Refusing payment doesn’t automatically repudiate the debt. For example, I could refuse payment in cash because you owe me $100,000 and I’d rather have it wired to my account.

Think of it this way: In the end, the lender is going to take the debtor to court. The court will hear how infantile the debtor behaved, and how the debtor now claims he isn’t in debt because the lender refused to take the insulting notes. (Although the lender was more than willing to take payment with other non-defaced notes).

The court will not only declare that the debt still is owed, but will then take the debtor out in the back and slap them silly.

This smacks of magical law. Magical law is such beliefs that if you get a legal document with your names in all caps, that it’s not to you. Or that, if you don’t use a zip code, you aren’t under the laws of the United States.
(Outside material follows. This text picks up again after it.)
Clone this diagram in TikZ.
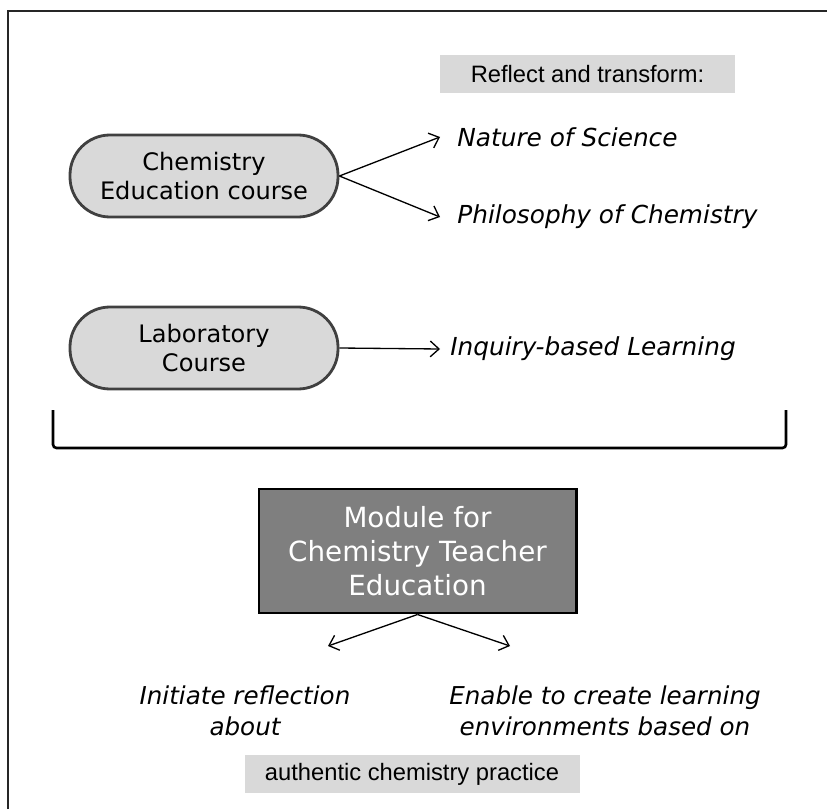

In the end, you borrowed money, you owe it, and the lender is willing to take a reasonable payment. You’re not going to get out of it because the lender forgot say some sort of magical “Mother, may I?”

The law above says different to me. IMO (IANAL) the court would say you have to accept the valid legal currency that was tendered.

That’s not to say the debt would be made void by you refusing payment (as you never paid the debt), but I could imagine it might void any interest payments you charge after point I attempted to pay the debt.